The forex rate is the rate at which a currency is exchanged. For example, if the Indian rupee trades at Rs 72.96 to one dollar, the forex rate for the US dollar for the Indian rupee is 72.96. This rate can change depending on many factors. Therefore, forex rates are closely watched by currency traders and governments, who take steps to keep the rate advantageous to the country’s economic health. These exchange rates can have a tangible impact on investor portfolios on a granular level in terms of genuine returns. Read on to find out more about important factors affecting exchange rates.
If a country has low inflation rates consistently, its currency value typically rises. This is because the currency’s purchasing power becomes higher than the other currencies with which it is compared. Conversely, higher inflation rates lead to the currency depreciating in value, losing out on purchasing power and value against other currencies.
If a country has a high-interest rate, lenders have the chance to earn more. This attracts foreign capital looking to earn at higher rates. The result is that the country’s foreign exchange rate rises, making its currency stronger.
Interest rates are directly correlated to inflation as well as exchange rates.
A country’s central bank will try to influence inflation or exchange rates via the interest rate mechanism. High interest rates mean a higher cost of borrowing. It could happen that despite an interest rate hike, the inflation does not come down in any meaningful sense, which will have less-than-expected effects on the exchange rate.
Conversely, interest rate decreases tend to depress exchange rates.
One of the most critical deficit parameters is the current account deficit – the difference between a country’s spending and what it earns. A current account deficit means that the country is spending more to buy than what it earns. Consequently, its foreign currency earnings via exports are not enough; it will need to borrow money from abroad to make up the difference. This high demand for foreign currency lowers the country’s exchange rate.

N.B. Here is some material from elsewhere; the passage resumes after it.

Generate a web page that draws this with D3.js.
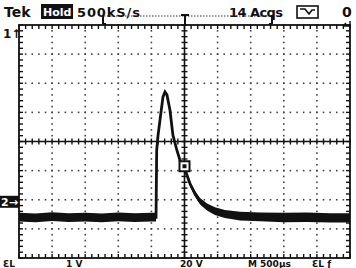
<!DOCTYPE html>
<html>
<head>
<meta charset="utf-8">
<script src="https://cdn.jsdelivr.net/npm/d3@7"></script>
<style>
  html, body { margin: 0; padding: 0; background: #fff; }
  svg { display: block; }
  text { font-family: "DejaVu Sans", sans-serif; font-weight: bold; fill: #111; }
</style>
</head>
<body>
<svg id="canvas" width="356" height="268"></svg>
<script>
// trace, in graticule divisions (x: 0..10, y: -4..4)
const traceTime = [0, 0.5, 1, 1.5, 2, 2.5, 3, 3.5, 4, 4.14, 4.16, 4.2, 4.26, 4.35, 4.41, 4.47, 4.56, 4.65, 4.77, 4.89, 5.02, 5.17, 5.32, 5.47, 5.68, 5.92, 6.22, 6.68, 7.28, 8, 8.7, 9.4, 10];
const traceLevel = [-2.6, -2.62, -2.58, -2.61, -2.6, -2.62, -2.59, -2.61, -2.6, -2.6, -0.3, 0.2, 0.74, 1.53, 1.7, 1.6, 1.08, 0.22, -0.3, -0.74, -0.98, -1.46, -1.8, -2.05, -2.25, -2.39, -2.49, -2.56, -2.59, -2.61, -2.6, -2.62, -2.62];
// noise half-width of the trace band, divisions
const traceNoise = [0.15, 0.15, 0.15, 0.15, 0.15, 0.15, 0.15, 0.15, 0.15, 0.15, 0.04, 0.04, 0.04, 0.04, 0.04, 0.04, 0.04, 0.05, 0.06, 0.07, 0.08, 0.09, 0.1, 0.11, 0.12, 0.13, 0.14, 0.15, 0.15, 0.16, 0.16, 0.16, 0.16];

const headerLabels = ['Tek', 'Hold', '500kS/s', '14 Acqs', '0'];
const footerLabels = ['ƐL', '1 V', '20 V', 'M 500\u00b5s', 'ƐL ƒ'];

const svg = d3.select('#canvas');

const x = d3.scaleLinear().domain([0, 10]).range([19, 350]);
const y = d3.scaleLinear().domain([-4, 4]).range([258, 25]);

const grid = svg.append('g');

// dotted graticule
const minorX = d3.range(0, 10.01, 0.2);
const minorY = d3.range(-4, 4.01, 0.2);
d3.range(1, 10).filter(d => d !== 5).forEach(d => {
    grid.selectAll(null).data(minorY).enter().append('rect')
        .attr('x', x(d) - 0.8).attr('y', v => y(v) - 0.8)
        .attr('width', 1.6).attr('height', 1.6).attr('fill', '#444');
});
d3.range(-3, 4).filter(d => d !== 0).forEach(d => {
    grid.selectAll(null).data(minorX).enter().append('rect')
        .attr('x', v => x(v) - 0.8).attr('y', y(d) - 0.8)
        .attr('width', 1.6).attr('height', 1.6).attr('fill', '#444');
});

// centre cross with ticks
grid.append('line').attr('x1', x(0)).attr('x2', x(10)).attr('y1', y(0)).attr('y2', y(0))
    .attr('stroke', '#111').attr('stroke-width', 1.6);
grid.append('line').attr('x1', x(5)).attr('x2', x(5)).attr('y1', y(-4)).attr('y2', y(4))
    .attr('stroke', '#111').attr('stroke-width', 1.6);
grid.selectAll(null).data(minorX).enter().append('line')
    .attr('x1', d => x(d)).attr('x2', d => x(d))
    .attr('y1', y(0) - 3).attr('y2', y(0) + 3)
    .attr('stroke', '#111').attr('stroke-width', 1.4);
grid.selectAll(null).data(minorY).enter().append('line')
    .attr('y1', d => y(d)).attr('y2', d => y(d))
    .attr('x1', x(5) - 3).attr('x2', x(5) + 3)
    .attr('stroke', '#111').attr('stroke-width', 1.4);

// border ticks
grid.selectAll(null).data(minorX).enter().append('line')
    .attr('x1', d => x(d)).attr('x2', d => x(d))
    .attr('y1', y(4)).attr('y2', y(4) + 4)
    .attr('stroke', '#111').attr('stroke-width', 1.4);
grid.selectAll(null).data(minorX).enter().append('line')
    .attr('x1', d => x(d)).attr('x2', d => x(d))
    .attr('y1', y(-4)).attr('y2', y(-4) - 4)
    .attr('stroke', '#111').attr('stroke-width', 1.4);
grid.selectAll(null).data(minorY).enter().append('line')
    .attr('y1', d => y(d)).attr('y2', d => y(d))
    .attr('x1', x(0)).attr('x2', x(0) + 4)
    .attr('stroke', '#111').attr('stroke-width', 1.4);
grid.selectAll(null).data(minorY).enter().append('line')
    .attr('y1', d => y(d)).attr('y2', d => y(d))
    .attr('x1', x(10)).attr('x2', x(10) - 4)
    .attr('stroke', '#111').attr('stroke-width', 1.4);

grid.append('rect').attr('x', x(0)).attr('y', y(4))
    .attr('width', x(10) - x(0)).attr('height', y(-4) - y(4))
    .attr('fill', 'none').attr('stroke', '#111').attr('stroke-width', 1.8);

// trace
const trace = traceTime.map((t, i) => ({t: t, v: traceLevel[i], n: traceNoise[i]}));

svg.append('path').datum(trace)
    .attr('d', d3.area().x(d => x(d.t)).y0(d => y(d.v - d.n)).y1(d => y(d.v + d.n)))
    .attr('fill', '#111');
svg.append('path').datum(trace)
    .attr('d', d3.line().x(d => x(d.t)).y(d => y(d.v)))
    .attr('fill', 'none').attr('stroke', '#111').attr('stroke-width', 2.8);

// trigger level marker
svg.append('rect').attr('x', x(5) - 5).attr('y', y(-0.85) - 5)
    .attr('width', 10).attr('height', 10)
    .attr('fill', '#fff').attr('stroke', '#111').attr('stroke-width', 2);
svg.append('rect').attr('x', x(5) - 2).attr('y', y(-0.85) - 2)
    .attr('width', 4).attr('height', 4).attr('fill', '#111');

// header
svg.append('text').attr('x', 4).attr('y', 17).attr('font-size', 14).text(headerLabels[0]);
svg.append('rect').attr('x', 41).attr('y', 4).attr('width', 32).attr('height', 15).attr('fill', '#111');
svg.append('text').attr('x', 43).attr('y', 16).attr('font-size', 11).style('fill', '#fff').text(headerLabels[1]);
svg.append('text').attr('x', 77).attr('y', 17).attr('font-size', 13).attr('textLength', 63).text(headerLabels[2]);
svg.append('text').attr('x', 229).attr('y', 17).attr('font-size', 13).attr('textLength', 54).text(headerLabels[3]);
svg.append('text').attr('x', 342).attr('y', 17).attr('font-size', 14).text(headerLabels[4]);

// acquisition icon
svg.append('rect').attr('x', 297).attr('y', 6).attr('width', 21).attr('height', 12)
    .attr('fill', 'none').attr('stroke', '#111').attr('stroke-width', 1.6);
svg.append('path').attr('d', 'M300,9 L305,9 L309,14 L312,10 L315,10')
    .attr('fill', 'none').attr('stroke', '#111').attr('stroke-width', 1.6);

// record position ruler
svg.append('line').attr('x1', 104).attr('x2', 271).attr('y1', 16).attr('y2', 16)
    .attr('stroke', '#333').attr('stroke-width', 1).attr('stroke-dasharray', '1.5,1.5');
svg.append('path').attr('d', 'M103,15 L103,24 M103,24 L106,24 M272,15 L272,24 M272,24 L269,24')
    .attr('fill', 'none').attr('stroke', '#111').attr('stroke-width', 2);
svg.append('path').attr('d', 'M181,15 L189,15 M185,15 L185,26')
    .attr('fill', 'none').attr('stroke', '#111').attr('stroke-width', 2);
svg.append('path').attr('d', 'M343,26 L350,26 L350,21 M343,26 L346,23')
    .attr('fill', 'none').attr('stroke', '#111').attr('stroke-width', 1.4);

// channel markers
svg.append('text').attr('x', 3).attr('y', 38).attr('font-size', 12).text('1\u2191');
svg.append('rect').attr('x', 0).attr('y', y(-2.07) - 6).attr('width', 19).attr('height', 12).attr('fill', '#111');
svg.append('text').attr('x', 1).attr('y', y(-2.07) + 4.5).attr('font-size', 11).style('fill', '#fff').text('2\u2192');

// footer
const footerX = [3, 66, 180, 248, 312];
svg.selectAll(null).data(footerLabels).enter().append('text')
    .attr('x', (d, i) => footerX[i]).attr('y', 267)
    .attr('font-size', 9).text(d => d);
</script>
</body>
</html>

When a country engages in large scale infrastructure projects, it generally will not have all the funds for them. So, it borrows funds domestically as well as from abroad. These projects stimulate the economy; however, the deficit created by the public debt it takes makes it an unattractive investment destination. A large public debt is a recipe for high inflation, i.e., the country’s currency gets weaker, and it will need more time to service debt and interest payments, affecting borrowers’ returns. The worst-case scenario? If the country has to default on its loans because it cannot pay them back due to its enormous debt, high inflation, and depressed exchange rates.
Exporting earns a country some money while importing is spending it. If a country’s exports are growing at a higher rate than its imports, it’s a good sign for its currency exchange rate. Higher exports mean increased demand for the country’s currency, and therefore its value.
If a country is doing well economically, investors will look to invest there. They will move funds from other countries that are not performing, resulting in more confidence for the country’s currency and subsequent strengthening of its forex rate.
Consistent low inflation rates have a positive effect on currency value. The currency’s purchasing power becomes stronger, and hence it gets stronger.
Higher exports mean increased demand for the country’s currency, and therefore its value. So, if a country’s exports grow at a higher rate than its imports, it’s a good sign for its currency exchange rate.
High-interest rates offer lenders the chance to earn more, thereby attracting foreign capital to the country. This causes the foreign exchange rate to rise, making the home country’s currency stronger.
The current account deficit is the difference between a country’s spending and its earnings. A current account deficit means that it is spending more to buy than it is earning.